Another issue cropped up halfway through the refactoring: The severe limitations of Apple’s built-in Key-Value Observing, which I use extensively throughout the code to avoid having to call “update this” and “update that” manually for every single affected object whenever something changes. For example, KVO doesn’t let you use blocks for callbacks, and if a superclass and a subclass both register for the same notification, there’s no way to manage the two independantly. Fortunately, Michael Ash noticed these problems some time back, and created a replacement, his MAKVONotificationCenter.

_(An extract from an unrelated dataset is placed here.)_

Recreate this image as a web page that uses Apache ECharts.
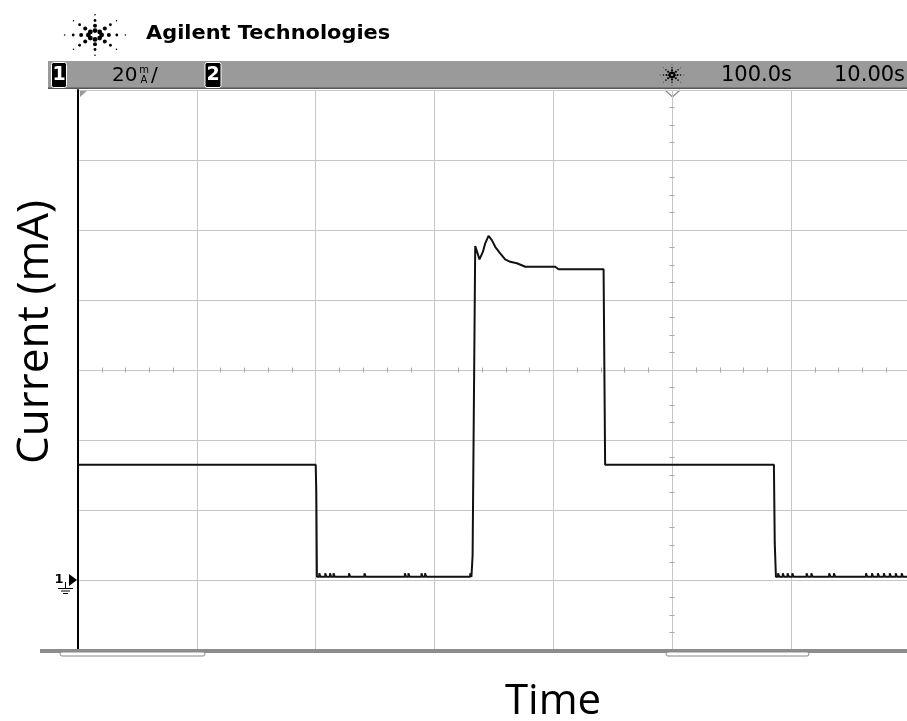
<!DOCTYPE html>
<html>
<head>
<meta charset="utf-8">
<script src="https://cdn.jsdelivr.net/npm/echarts@6/dist/echarts.min.js"></script>
<style>
html,body{margin:0;padding:0;background:#fff;}
#chart{width:907px;height:721px;}
</style>
</head>
<body>
<div id="chart"></div>
<script>
// ---- data (time in s, current in mA; scope: 20 mA/div, 10 s/div) ----
const timeS = [
  0, 20.0, 20.05, 20.1,
  20.3, 20.3, 20.4, 20.8, 20.8, 20.9, 21.2, 21.2, 21.3, 21.5, 21.5, 21.6,
  22.8, 22.8, 22.9, 24.1, 24.1, 24.2, 27.5, 27.5, 27.6, 27.8, 27.8, 27.9,
  28.9, 28.9, 29.0, 29.2, 29.2, 29.3, 33.0, 33.0, 33.1,
  33.2, 33.35, 33.42, 33.78, 34.07, 34.26, 34.54, 34.82, 35.1, 35.52, 35.94,
  36.36, 36.93, 37.63, 40.15, 40.43, 44.22, 44.35,
  58.55, 58.62, 58.72,
  58.9, 58.9, 59.0, 59.3, 59.3, 59.4, 59.7, 59.7, 59.8, 60.1, 60.1, 60.2,
  61.3, 61.3, 61.4, 61.7, 61.7, 61.8, 63.2, 63.2, 63.3, 63.6, 63.6, 63.7,
  66.3, 66.3, 66.4, 66.8, 66.8, 66.9, 67.3, 67.3, 67.4, 67.8, 67.8, 67.9,
  68.3, 68.3, 68.4, 68.8, 68.8, 68.9, 69.3, 69.3, 69.4, 70.0
];
const currentMA = [
  32.9, 32.9, 25.0, 0.9,
  0.9, 1.9, 0.9, 0.9, 1.9, 0.9, 0.9, 1.9, 0.9, 0.9, 1.9, 0.9,
  0.9, 1.9, 0.9, 0.9, 1.9, 0.9, 0.9, 1.9, 0.9, 0.9, 1.9, 0.9,
  0.9, 1.9, 0.9, 0.9, 1.9, 0.9, 0.9, 1.9, 0.9,
  7.0, 7.0, 95.4, 91.6, 93.8, 96.2, 98.3, 97.1, 95.2, 93.3, 91.6,
  90.9, 90.5, 89.5, 89.5, 88.8, 88.8, 32.9,
  32.9, 10.6, 0.9,
  0.9, 1.9, 0.9, 0.9, 1.9, 0.9, 0.9, 1.9, 0.9, 0.9, 1.9, 0.9,
  0.9, 1.9, 0.9, 0.9, 1.9, 0.9, 0.9, 1.9, 0.9, 0.9, 1.9, 0.9,
  0.9, 1.9, 0.9, 0.9, 1.9, 0.9, 0.9, 1.9, 0.9, 0.9, 1.9, 0.9,
  0.9, 1.9, 0.9, 0.9, 1.9, 0.9, 0.9, 1.9, 0.9, 0.9
];
const xRange = [0, 70];      // s
const xStep = 10;            // s/div
const yRange = [-20, 140];   // mA
const yStep = 20;            // mA/div
const xTitle = 'Time';
const yTitle = 'Current (mA)';
const headerBrand = 'Agilent Technologies';
const scaleText = '20';
const delayText = '100.0s';
const timebaseText = '10.00s';

// ---- chart ----
const chart = echarts.init(document.getElementById('chart'), null, {renderer: 'canvas'});
const G = {left: 78, top: 90, width: 832, height: 560};
const gridCol = '#c6c6c6';
const tickCol = '#a8a8a8';
const FONT_UI = "'Open Sans', sans-serif";
const FONT_SCOPE = "'DejaVu Sans', sans-serif";

function starburst(cx, cy, rx, ry, scale) {
  const out = [];
  const rings = [[0.2, 2.4], [0.42, 2.0], [0.66, 1.4], [0.92, 0.8]];
  for (let k = 0; k < 8; k++) {
    const a = k * Math.PI / 4;
    rings.forEach(([f, r]) => {
      out.push({type: 'circle', silent: true,
        shape: {cx: cx + Math.cos(a) * rx * f, cy: cy + Math.sin(a) * ry * f, r: r * scale},
        style: {fill: '#000'}});
    });
  }
  return out;
}

function tickAxisX(pos, offset) {
  return {type: 'value', gridIndex: 1, min: xRange[0], max: xRange[1], interval: xStep,
    position: pos, offset: offset,
    axisLine: {show: false, onZero: false}, axisLabel: {show: false}, splitLine: {show: false},
    axisTick: {show: false, length: 2.5, inside: false},
    minorTick: {show: true, splitNumber: 5, length: 2.5, lineStyle: {color: tickCol, width: 1}}};
}
function tickAxisY(pos, offset) {
  return {type: 'value', gridIndex: 1, min: yRange[0], max: yRange[1], interval: yStep,
    position: pos, offset: offset,
    axisLine: {show: false, onZero: false}, axisLabel: {show: false}, splitLine: {show: false},
    axisTick: {show: false, length: 2.5, inside: false},
    minorTick: {show: true, splitNumber: 4, length: 2.5, lineStyle: {color: tickCol, width: 1}}};
}

const graphics = [
  // header brand
  ...starburst(95, 35, 33, 22, 1),
  {type: 'text', silent: true, x: 146, y: 34, scaleX: 1.1,
    style: {text: headerBrand, font: "bold 19px 'DejaVu Sans', sans-serif", fill: '#000', verticalAlign: 'middle'}},
  // top status bar
  {type: 'rect', silent: true, shape: {x: 48, y: 61, width: 859, height: 27}, style: {fill: '#9a9a9a'}},
  {type: 'rect', silent: true, shape: {x: 48, y: 87.5, width: 859, height: 1.5}, style: {fill: '#555'}},
  {type: 'rect', silent: true, shape: {x: 51.5, y: 62.5, width: 15, height: 25, r: 2}, style: {fill: '#000', stroke: '#fff', lineWidth: 1}},
  {type: 'text', silent: true, x: 59, y: 75.5, style: {text: '1', font: "bold 19px " + FONT_SCOPE, fill: '#fff', align: 'center', verticalAlign: 'middle'}},
  {type: 'text', silent: true, x: 112, y: 75.5, style: {text: scaleText, font: "20px " + FONT_SCOPE, fill: '#000', verticalAlign: 'middle'}},
  {type: 'text', silent: true, x: 144, y: 70, style: {text: 'm', font: "10px " + FONT_SCOPE, fill: '#000', align: 'center', verticalAlign: 'middle'}},
  {type: 'text', silent: true, x: 144, y: 80, style: {text: 'A', font: "10px " + FONT_SCOPE, fill: '#000', align: 'center', verticalAlign: 'middle'}},
  {type: 'text', silent: true, x: 151, y: 75.5, style: {text: '/', font: "20px " + FONT_SCOPE, fill: '#000', verticalAlign: 'middle'}},
  {type: 'rect', silent: true, shape: {x: 205, y: 62.5, width: 16, height: 25, r: 2}, style: {fill: '#000', stroke: '#fff', lineWidth: 1}},
  {type: 'text', silent: true, x: 213, y: 75.5, style: {text: '2', font: "bold 19px " + FONT_SCOPE, fill: '#fff', align: 'center', verticalAlign: 'middle'}},
  ...starburst(672, 75, 13, 11, 0.55),
  {type: 'text', silent: true, x: 721, y: 75.5, style: {text: delayText, font: "21px " + FONT_SCOPE, fill: '#000', verticalAlign: 'middle'}},
  {type: 'text', silent: true, x: 834, y: 75.5, style: {text: timebaseText, font: "21px " + FONT_SCOPE, fill: '#000', verticalAlign: 'middle'}},
  // trigger position marker
  {type: 'polyline', silent: true, shape: {points: [[665, 90], [672.5, 97], [680, 90]]}, style: {stroke: '#888', lineWidth: 1.2, fill: null}},
  // top-left corner marker
  {type: 'polygon', silent: true, shape: {points: [[80, 90], [88, 90], [80, 97]]}, style: {fill: '#999'}},
  // ground reference marker (channel 1)
  {type: 'text', silent: true, x: 59, y: 580, style: {text: '1', font: "bold 13px " + FONT_SCOPE, fill: '#000', align: 'center', verticalAlign: 'middle'}},
  {type: 'polygon', silent: true, shape: {points: [[69, 574], [77, 580], [69, 586]]}, style: {fill: '#000'}},
  {type: 'line', silent: true, shape: {x1: 65.5, y1: 582, x2: 65.5, y2: 588}, style: {stroke: '#000', lineWidth: 1}},
  {type: 'line', silent: true, shape: {x1: 58, y1: 588.5, x2: 73, y2: 588.5}, style: {stroke: '#000', lineWidth: 1}},
  {type: 'line', silent: true, shape: {x1: 61, y1: 591, x2: 70, y2: 591}, style: {stroke: '#000', lineWidth: 1}},
  {type: 'line', silent: true, shape: {x1: 63, y1: 593.5, x2: 68, y2: 593.5}, style: {stroke: '#000', lineWidth: 1}},
  // bottom bar and tabs
  {type: 'rect', silent: true, z: 10, shape: {x: 40, y: 649, width: 867, height: 4}, style: {fill: '#8c8c8c'}},
  {type: 'rect', silent: true, z: 10, shape: {x: 60, y: 652, width: 145, height: 4, r: 2}, style: {fill: '#fff', stroke: '#888', lineWidth: 1}},
  {type: 'rect', silent: true, z: 10, shape: {x: 666, y: 652, width: 143, height: 4, r: 2}, style: {fill: '#fff', stroke: '#888', lineWidth: 1}}
];

const option = {
  animation: false,
  backgroundColor: '#fff',
  grid: [
    {left: G.left, top: G.top, width: G.width, height: G.height, containLabel: false, outerBoundsMode: 'none'},
    {left: G.left, top: G.top, width: G.width, height: G.height, containLabel: false, outerBoundsMode: 'none'}
  ],
  xAxis: [
    {type: 'value', gridIndex: 0, min: xRange[0], max: xRange[1], interval: xStep, position: 'bottom',
      name: xTitle, nameLocation: 'middle', nameGap: 31,
      nameTextStyle: {fontFamily: FONT_UI, fontSize: 42, color: '#000', padding: [0, 0, 0, 118]},
      axisLine: {show: false, onZero: false}, axisTick: {show: false}, axisLabel: {show: false},
      splitLine: {show: true, showMinLine: false, lineStyle: {color: gridCol, width: 1}}},
    tickAxisX('top', -280),
    tickAxisX('bottom', -280)
  ],
  yAxis: [
    {type: 'value', gridIndex: 0, min: yRange[0], max: yRange[1], interval: yStep, position: 'left',
      name: yTitle, nameLocation: 'middle', nameGap: 21, nameRotate: 90,
      nameTextStyle: {fontFamily: FONT_UI, fontSize: 44, color: '#000', padding: [0, 0, 0, 76]},
      axisLine: {show: true, onZero: false, lineStyle: {color: '#000', width: 2}},
      axisTick: {show: false}, axisLabel: {show: false},
      splitLine: {show: true, lineStyle: {color: gridCol, width: 1}}},
    tickAxisY('left', -594),
    tickAxisY('right', -238)
  ],
  series: [{
    type: 'line',
    xAxisIndex: 0, yAxisIndex: 0,
    data: timeS.map((t, i) => [t, currentMA[i]]),
    showSymbol: false,
    lineStyle: {color: '#111', width: 2},
    z: 5
  }],
  graphic: graphics
};
chart.setOption(option);
</script>
</body>
</html>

Unfortunately, even the updated version published by Jerry Krinock didn’t do everything I needed, at least not in a way that I found usable with blocks added to the equation. Managing observations by tracking the resulting observation objects means having lots of instance variables to hold the observations, and since I’m building for Leopard, I can’t use the new associated objects for the purpose.

“Wait a minute,” you’re saying! “Leopard? Then why are you talking about using blocks?” Answer: I’m using PLBlocks.

So, armed with PLBlocks on one side, and Michael Ash’s typically brilliant code on the other, I dove in and pretty much rewrote the entire MAKVONotificationCenter to do three things it didn’t before:

  1. Block callbacks.
  2. Tagging observations with a simple integer value.
  3. Several alternative ways of specifying groups of observations to remove, based on observer, target, key path, selector, tag, or most combinations thereof.

With that done (and unit tested, and Doxygen-documented), I’m now integrating them into my revised class heirarchy for Missions itself. With any luck, I’ll have at least a screenshot of a fighter flying around before the week is out. Stay tuned, those of you who are crazy enough to stick around for all this :-).

Footnote: I was finally able to find a way to access the original model files for the game’s graphics; with some luck and a bit of help from Mike (I’m clueless when it comes to this stuff), there may be higher-quality graphics to be seen in the screenshots soon.

Missions of the Reliant: Status

I’m sure some have been wondering why there’ve been no Missions updates lately. The answer is simple: I haven’t been working on it. I caught an awful cold last week; I’m only just now managing to get rid of it and I haven’t been able to write a line of code.

My apologies to all who await eagerly; I hope to be back on track soon.